What Kind of Music Should the Grammys Be Rewarding?


Julius Koch

The task of reviewing music is in itself incredibly difficult. Knowing enough about music and its composition is an important prerequisite, but the main difficulty arises when a reviewer attempts to connect with the average reader who may not understand what he is praising and why he is praising it. Add to that the fact that listening to music is a very subjective experience, and it seems that music reviewers are generally confronted with a monstrous task.

As an awards event, the Grammys must directly deal with this dilemma. While the voting is completed by the National Academy of Recording Arts and Sciences, what should the criteria be for winning the coveted awards?

This year and not for the first time, Kanye West wasn’t too pleased with the results. The renowned rap artist felt that the Grammys were “disrespecting the craft” and “disrespecting artistry” in awarding Beck with the Album of the Year award over Beyoncé. It raises the question: What makes the craft what it is?

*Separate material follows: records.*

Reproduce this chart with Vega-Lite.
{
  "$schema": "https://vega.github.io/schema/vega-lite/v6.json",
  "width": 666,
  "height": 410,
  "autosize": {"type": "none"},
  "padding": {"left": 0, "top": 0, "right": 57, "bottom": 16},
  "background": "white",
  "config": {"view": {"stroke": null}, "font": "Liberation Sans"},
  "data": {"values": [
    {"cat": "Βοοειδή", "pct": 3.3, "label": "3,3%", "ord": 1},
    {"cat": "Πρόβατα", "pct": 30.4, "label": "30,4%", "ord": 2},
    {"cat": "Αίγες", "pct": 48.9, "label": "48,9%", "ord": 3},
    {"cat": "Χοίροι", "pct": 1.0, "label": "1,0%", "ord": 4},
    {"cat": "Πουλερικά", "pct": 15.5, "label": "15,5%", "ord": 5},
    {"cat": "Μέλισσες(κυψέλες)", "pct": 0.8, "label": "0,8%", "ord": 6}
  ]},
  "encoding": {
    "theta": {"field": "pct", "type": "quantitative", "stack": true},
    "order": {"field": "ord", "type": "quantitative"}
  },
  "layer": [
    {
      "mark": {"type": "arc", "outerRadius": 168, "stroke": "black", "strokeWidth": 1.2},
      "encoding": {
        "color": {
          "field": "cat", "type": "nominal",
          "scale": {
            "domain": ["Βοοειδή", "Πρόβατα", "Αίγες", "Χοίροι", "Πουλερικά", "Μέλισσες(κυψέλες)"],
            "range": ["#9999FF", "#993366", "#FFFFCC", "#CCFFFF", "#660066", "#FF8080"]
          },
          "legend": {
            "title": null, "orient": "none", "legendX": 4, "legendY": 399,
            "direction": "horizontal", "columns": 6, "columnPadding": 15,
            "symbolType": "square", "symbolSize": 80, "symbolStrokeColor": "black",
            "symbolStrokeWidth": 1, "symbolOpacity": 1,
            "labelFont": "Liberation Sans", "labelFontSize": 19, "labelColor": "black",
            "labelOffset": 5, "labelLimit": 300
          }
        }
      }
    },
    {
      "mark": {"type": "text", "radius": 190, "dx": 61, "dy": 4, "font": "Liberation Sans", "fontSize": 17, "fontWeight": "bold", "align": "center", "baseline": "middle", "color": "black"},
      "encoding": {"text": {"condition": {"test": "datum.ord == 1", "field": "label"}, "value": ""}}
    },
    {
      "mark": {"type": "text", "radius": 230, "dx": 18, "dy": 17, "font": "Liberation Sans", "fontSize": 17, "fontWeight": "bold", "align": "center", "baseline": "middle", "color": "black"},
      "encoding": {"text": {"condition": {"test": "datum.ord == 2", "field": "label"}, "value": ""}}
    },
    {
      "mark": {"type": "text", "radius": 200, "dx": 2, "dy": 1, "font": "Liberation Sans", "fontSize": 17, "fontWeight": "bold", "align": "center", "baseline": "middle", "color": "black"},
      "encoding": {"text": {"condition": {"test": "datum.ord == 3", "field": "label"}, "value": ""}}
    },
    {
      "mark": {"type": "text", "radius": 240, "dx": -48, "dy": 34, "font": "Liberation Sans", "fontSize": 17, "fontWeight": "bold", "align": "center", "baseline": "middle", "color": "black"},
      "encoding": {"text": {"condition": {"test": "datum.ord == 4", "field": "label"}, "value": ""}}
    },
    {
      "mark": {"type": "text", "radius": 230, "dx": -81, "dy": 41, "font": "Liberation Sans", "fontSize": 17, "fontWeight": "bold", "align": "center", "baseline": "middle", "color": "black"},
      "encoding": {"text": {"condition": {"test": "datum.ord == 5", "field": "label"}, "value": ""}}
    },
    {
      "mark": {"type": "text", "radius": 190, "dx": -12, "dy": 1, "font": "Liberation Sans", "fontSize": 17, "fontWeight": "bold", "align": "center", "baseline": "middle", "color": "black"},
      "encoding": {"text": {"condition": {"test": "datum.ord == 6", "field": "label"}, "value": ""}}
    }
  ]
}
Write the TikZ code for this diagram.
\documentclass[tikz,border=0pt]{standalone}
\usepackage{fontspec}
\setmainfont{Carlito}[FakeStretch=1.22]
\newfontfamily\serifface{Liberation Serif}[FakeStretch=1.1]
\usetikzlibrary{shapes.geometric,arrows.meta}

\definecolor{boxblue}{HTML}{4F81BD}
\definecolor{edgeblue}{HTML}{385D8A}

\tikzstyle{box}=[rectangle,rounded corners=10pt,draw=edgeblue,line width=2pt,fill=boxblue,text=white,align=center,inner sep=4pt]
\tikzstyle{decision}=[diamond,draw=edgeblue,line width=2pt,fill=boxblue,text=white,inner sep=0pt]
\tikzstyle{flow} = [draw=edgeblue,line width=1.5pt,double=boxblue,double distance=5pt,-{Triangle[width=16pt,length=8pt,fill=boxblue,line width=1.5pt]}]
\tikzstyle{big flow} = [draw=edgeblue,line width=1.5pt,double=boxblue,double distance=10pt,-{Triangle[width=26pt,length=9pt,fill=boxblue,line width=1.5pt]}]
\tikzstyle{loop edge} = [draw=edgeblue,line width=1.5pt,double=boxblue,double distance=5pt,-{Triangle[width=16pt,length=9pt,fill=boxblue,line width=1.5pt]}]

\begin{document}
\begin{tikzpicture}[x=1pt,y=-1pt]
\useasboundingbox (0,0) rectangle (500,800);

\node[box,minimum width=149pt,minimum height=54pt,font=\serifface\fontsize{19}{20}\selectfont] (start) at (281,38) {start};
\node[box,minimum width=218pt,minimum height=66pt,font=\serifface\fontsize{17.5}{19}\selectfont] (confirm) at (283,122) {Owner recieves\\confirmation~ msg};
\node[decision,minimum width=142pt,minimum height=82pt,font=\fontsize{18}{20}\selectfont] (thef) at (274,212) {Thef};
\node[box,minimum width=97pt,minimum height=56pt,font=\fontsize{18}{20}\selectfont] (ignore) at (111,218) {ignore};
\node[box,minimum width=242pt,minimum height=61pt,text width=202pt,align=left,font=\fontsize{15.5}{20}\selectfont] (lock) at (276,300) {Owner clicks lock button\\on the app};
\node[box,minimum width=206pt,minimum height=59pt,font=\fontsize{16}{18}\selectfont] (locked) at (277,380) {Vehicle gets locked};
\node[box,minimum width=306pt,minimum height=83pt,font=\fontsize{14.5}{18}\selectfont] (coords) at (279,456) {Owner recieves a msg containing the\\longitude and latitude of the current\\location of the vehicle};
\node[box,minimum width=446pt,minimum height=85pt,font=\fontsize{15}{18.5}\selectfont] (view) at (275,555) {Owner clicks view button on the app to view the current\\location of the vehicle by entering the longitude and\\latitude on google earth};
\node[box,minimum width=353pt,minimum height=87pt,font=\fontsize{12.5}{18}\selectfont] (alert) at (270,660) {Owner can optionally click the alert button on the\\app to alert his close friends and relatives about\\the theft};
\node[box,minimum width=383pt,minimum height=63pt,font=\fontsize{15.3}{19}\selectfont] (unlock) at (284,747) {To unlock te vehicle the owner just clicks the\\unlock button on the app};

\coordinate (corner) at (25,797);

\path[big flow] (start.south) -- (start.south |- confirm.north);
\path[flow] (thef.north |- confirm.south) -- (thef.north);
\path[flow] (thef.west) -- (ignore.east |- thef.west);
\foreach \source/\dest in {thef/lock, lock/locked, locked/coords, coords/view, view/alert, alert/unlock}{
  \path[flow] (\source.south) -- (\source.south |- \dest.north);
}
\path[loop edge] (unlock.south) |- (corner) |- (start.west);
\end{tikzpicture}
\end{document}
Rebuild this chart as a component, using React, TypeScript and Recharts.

While music should sound good and be stimulating for the listener, there is more to the craft than simply producing pleasant sound. Making unique or new music that has a distinct style has always been the most impressive, such as when The Beatles revolutionized music with the introduction of a new style of rock and roll. The Grammys should help foster innovative and groundbreaking musical productions that have the potential to affect other artists or listeners in a profound way.

Of course, the televised event largely succeeds because of commercial reasons. The live presentations, which were very well organized and performed this year, as well as the presence of major celebrities attract a heavy following. Mr. West himself said that the Grammys are like the Super Bowl of music.

To a certain extent, it can always be argued that popularity or fame automatically gives someone’s work credibility, unless your name is, perhaps, Kim Kardashian (sorry, Kanye). In many cases, artists will project their thoughts and produce music that catches on and unexpectedly reaches the masses. But just because music is popular, it definitely does not guarantee that it is groundbreaking or new. Taylor Swift arguably moved away from her soft country-esque sound to a more pop feel, which many saw as abandoning her roots. While many consider her new work to still have quality, her evolution definitely wasn’t progressive. The issue of evaluating music on these terms is never black or white, which is why the entire voting process is so difficult.

Of course, any musician wants his music to be heard. In today’s market, it certainly isn’t easy to propel yourself to the top of the charts while retaining an extremely distinct or different style. At the same time, once you are established as a musical artist, you have a lot more freedom to experiment. People will listen to your music even if it goes off the beaten path. The Best New Artist category’s purpose is to seek out new, innovative artists who are not as renowned—an important part of the awards ceremony.

With today’s technology, there exists a limitless supply of readily available music to inspire and emotionally touch people. To differentiate the good from the great, the Grammys should encourage people to explore music on a deeper level and even produce unique sounds themselves. After all, in a sporting event, the team that has the most supporters does not automatically win. The winner in sports often proves his worth through some kind of ingenuity. Just like some key figures revolutionize the way sports are played, artists leave their mark by influencing music production.

Music remains a distinct medium that every person will claim to enjoy in a relatively unique way. This individualism should be highlighted by the Grammys to inspire the future of music. Currently, the Academy has done an admirable job in maintaining this vision. It remains to be seen if they will be able to continue to confront the notion that the event is a commercial popularity contest and keep proving that the music is what counts, popular or not. The importance of fostering a setting that values ingenuity and pure creativity is undeniable. It all contributes to underlining an American cultural movement of individuality and honesty in putting one’s thoughts out in the open.